Repeat the material below exactly, with no pictures.

## Given data
-----
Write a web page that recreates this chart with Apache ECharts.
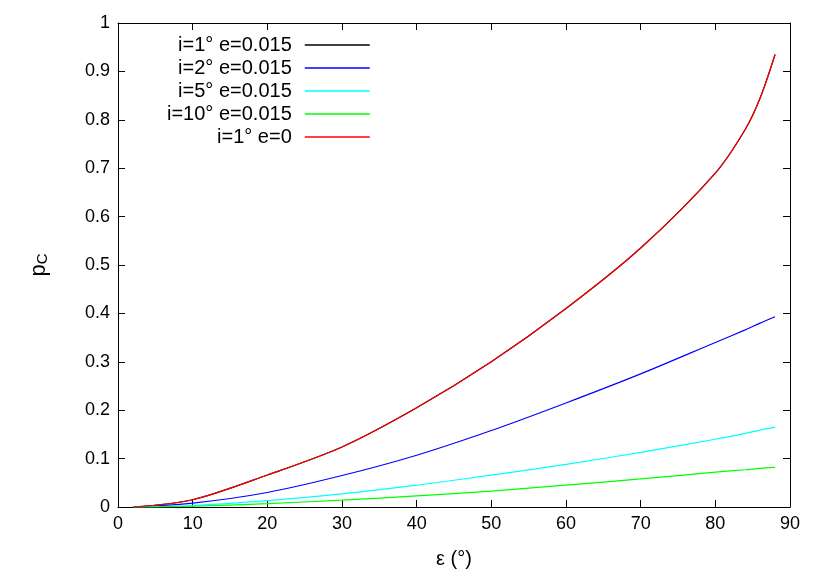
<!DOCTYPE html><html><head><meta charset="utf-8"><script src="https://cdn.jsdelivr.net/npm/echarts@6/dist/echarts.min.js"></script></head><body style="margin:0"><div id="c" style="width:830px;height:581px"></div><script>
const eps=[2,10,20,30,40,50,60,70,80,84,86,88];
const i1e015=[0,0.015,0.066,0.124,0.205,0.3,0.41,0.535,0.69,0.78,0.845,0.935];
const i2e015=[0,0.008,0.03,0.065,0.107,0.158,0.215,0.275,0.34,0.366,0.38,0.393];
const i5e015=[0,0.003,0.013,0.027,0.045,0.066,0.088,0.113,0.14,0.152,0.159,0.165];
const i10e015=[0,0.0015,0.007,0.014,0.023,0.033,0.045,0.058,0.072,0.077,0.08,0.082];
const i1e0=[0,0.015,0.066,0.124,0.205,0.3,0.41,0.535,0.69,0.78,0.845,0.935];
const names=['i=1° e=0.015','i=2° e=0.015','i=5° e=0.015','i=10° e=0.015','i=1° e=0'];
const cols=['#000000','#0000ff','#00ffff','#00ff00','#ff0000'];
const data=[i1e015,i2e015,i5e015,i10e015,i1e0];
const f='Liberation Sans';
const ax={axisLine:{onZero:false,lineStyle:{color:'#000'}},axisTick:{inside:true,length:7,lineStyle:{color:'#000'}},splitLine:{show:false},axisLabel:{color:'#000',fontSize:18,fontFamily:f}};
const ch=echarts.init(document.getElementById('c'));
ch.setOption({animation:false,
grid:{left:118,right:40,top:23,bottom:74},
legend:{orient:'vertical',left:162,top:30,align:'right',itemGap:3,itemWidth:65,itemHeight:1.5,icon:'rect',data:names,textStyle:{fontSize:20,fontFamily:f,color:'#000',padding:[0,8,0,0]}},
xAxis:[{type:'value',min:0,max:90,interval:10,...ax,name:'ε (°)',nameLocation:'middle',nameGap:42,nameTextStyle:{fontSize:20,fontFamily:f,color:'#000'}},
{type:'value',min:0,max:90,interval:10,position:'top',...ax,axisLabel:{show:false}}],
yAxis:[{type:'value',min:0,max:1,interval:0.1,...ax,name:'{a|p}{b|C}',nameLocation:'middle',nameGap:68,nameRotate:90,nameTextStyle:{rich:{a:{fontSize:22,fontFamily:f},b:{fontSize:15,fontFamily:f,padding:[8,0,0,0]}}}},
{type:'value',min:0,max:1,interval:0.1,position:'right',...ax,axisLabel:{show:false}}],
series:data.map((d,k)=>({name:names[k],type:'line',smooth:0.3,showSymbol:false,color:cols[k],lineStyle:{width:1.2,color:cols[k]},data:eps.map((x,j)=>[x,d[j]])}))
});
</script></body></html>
-----
## Task answer
Write a web page that recreates this chart with Apache ECharts.
<!DOCTYPE html><html><head><meta charset="utf-8"><script src="https://cdn.jsdelivr.net/npm/echarts@6/dist/echarts.min.js"></script></head><body style="margin:0"><div id="c" style="width:830px;height:581px"></div><script>
const eps=[2,10,20,30,40,50,60,70,80,84,86,88];
const i1e015=[0,0.015,0.066,0.124,0.205,0.3,0.41,0.535,0.69,0.78,0.845,0.935];
const i2e015=[0,0.008,0.03,0.065,0.107,0.158,0.215,0.275,0.34,0.366,0.38,0.393];
const i5e015=[0,0.003,0.013,0.027,0.045,0.066,0.088,0.113,0.14,0.152,0.159,0.165];
const i10e015=[0,0.0015,0.007,0.014,0.023,0.033,0.045,0.058,0.072,0.077,0.08,0.082];
const i1e0=[0,0.015,0.066,0.124,0.205,0.3,0.41,0.535,0.69,0.78,0.845,0.935];
const names=['i=1° e=0.015','i=2° e=0.015','i=5° e=0.015','i=10° e=0.015','i=1° e=0'];
const cols=['#000000','#0000ff','#00ffff','#00ff00','#ff0000'];
const data=[i1e015,i2e015,i5e015,i10e015,i1e0];
const f='Liberation Sans';
const ax={axisLine:{onZero:false,lineStyle:{color:'#000'}},axisTick:{inside:true,length:7,lineStyle:{color:'#000'}},splitLine:{show:false},axisLabel:{color:'#000',fontSize:18,fontFamily:f}};
const ch=echarts.init(document.getElementById('c'));
ch.setOption({animation:false,
grid:{left:118,right:40,top:23,bottom:74},
legend:{orient:'vertical',left:162,top:30,align:'right',itemGap:3,itemWidth:65,itemHeight:1.5,icon:'rect',data:names,textStyle:{fontSize:20,fontFamily:f,color:'#000',padding:[0,8,0,0]}},
xAxis:[{type:'value',min:0,max:90,interval:10,...ax,name:'ε (°)',nameLocation:'middle',nameGap:42,nameTextStyle:{fontSize:20,fontFamily:f,color:'#000'}},
{type:'value',min:0,max:90,interval:10,position:'top',...ax,axisLabel:{show:false}}],
yAxis:[{type:'value',min:0,max:1,interval:0.1,...ax,name:'{a|p}{b|C}',nameLocation:'middle',nameGap:68,nameRotate:90,nameTextStyle:{rich:{a:{fontSize:22,fontFamily:f},b:{fontSize:15,fontFamily:f,padding:[8,0,0,0]}}}},
{type:'value',min:0,max:1,interval:0.1,position:'right',...ax,axisLabel:{show:false}}],
series:data.map((d,k)=>({name:names[k],type:'line',smooth:0.3,showSymbol:false,color:cols[k],lineStyle:{width:1.2,color:cols[k]},data:eps.map((x,j)=>[x,d[j]])}))
});
</script></body></html>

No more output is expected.